Besitz passt nicht zu Konzeptkunst

Dennoch findet es auch Katharina Bürgin schade, dass die Werke in Schaffhausen geweisselt wurden, solange nicht klar ist, ob, wann und wo sie wieder zu sehen sein werden. Sie empfindet das Übermalen als Trotzreaktion, die «keine Grösse» zeige. «Raussmüller hat damit eine Komponente von Besitz ins Spiel gebracht, mit der Konzeptkunst eigentlich nichts zu tun hat.» Zerstören könne man ein konzeptuelles Kunstwerk ohnehin nicht.

André Bless, Künstler, Mitglied des Vebikus-Vorstands und des Kuratoriums, ergänzt: «Sol LeWitt hat die Konzeptkunst sehr konsequent durchgezogen.» Man müsse sich das so vorstellen, dass auch einfache Arbeiten präzise festgelegt worden seien. «Beispielsweise kann man für einen Bleistiftstrich die Härte des Bleistiftes, den Anspitzungsgrad und sogar das Tempo, mit dem der Strich ausgeführt wird, vorschreiben.» Diese Anweisungen seien in einer Schachtel oder einem Koffer aufbewahrt und bildeten das eigentliche Konzept – Bless verwendet auch die Worte «Patent» und «Lizenz», um das Wesen der Konzeptkunst zu beschreiben.

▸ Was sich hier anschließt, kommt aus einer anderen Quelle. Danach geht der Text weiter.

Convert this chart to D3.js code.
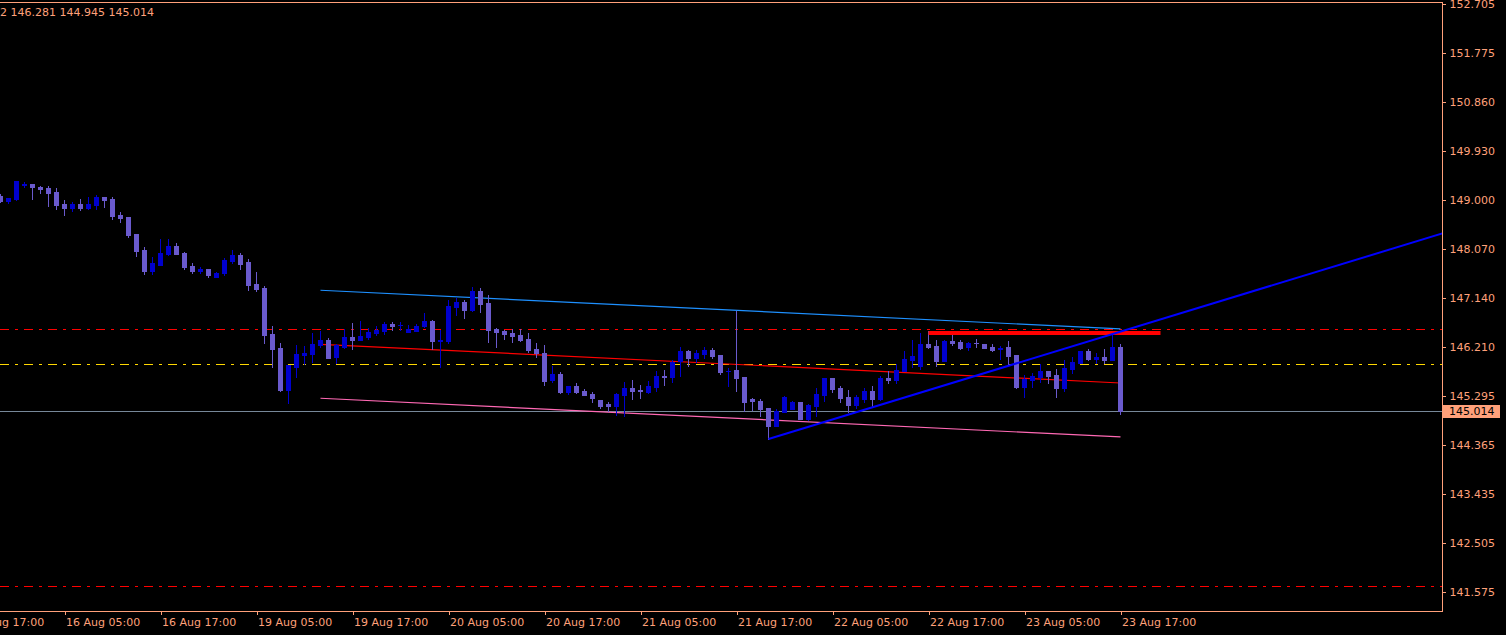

Der Pinsel war das letzte Wort

Auch André Bless ist der Ansicht, dass Raussmüller im Recht war, als er die Bilder übermalte. Aber: «Schon früher hat Raussmüller der Stadt immer wieder zu spüren gegeben, dass er den Standort in Schaffhausen nicht nötig habe und seine Sammlung auch anderswo ausstellen könnte», sagt Bless. «Mit dem Übermalen wollte er wohl zeigen, dass er das letzte Wort hat.»

Zerstört sind die sechs Sol LeWitt-Werke nicht. Weil sie derzeit aber nirgends zu sehen sind, macht das für KunstfreundInnen, die sie gerne betrachten würden, aber keinen Unterschied. Und ob sie je wieder sichtbar werden, ist unklar; der neue Sitz der Raussmüller Collection neben der Roche-Kehrichtverbrennungsanlage ist ein fast fensterloser Klotz – kein Vergleich zu den lichtdurchfluteten «Hallen» in Schaffhausen. Raussmüller liess verlauten, zu einem «noch nicht bestimmten Zeitpunkt» solle seine Sammlung «periodisch der Öffentlichkeit zugänglich sein». Manche Experten zweifeln daran, dass sich das Gebäude in Basel überhaupt für eine öffentliche Ausstellung eignet.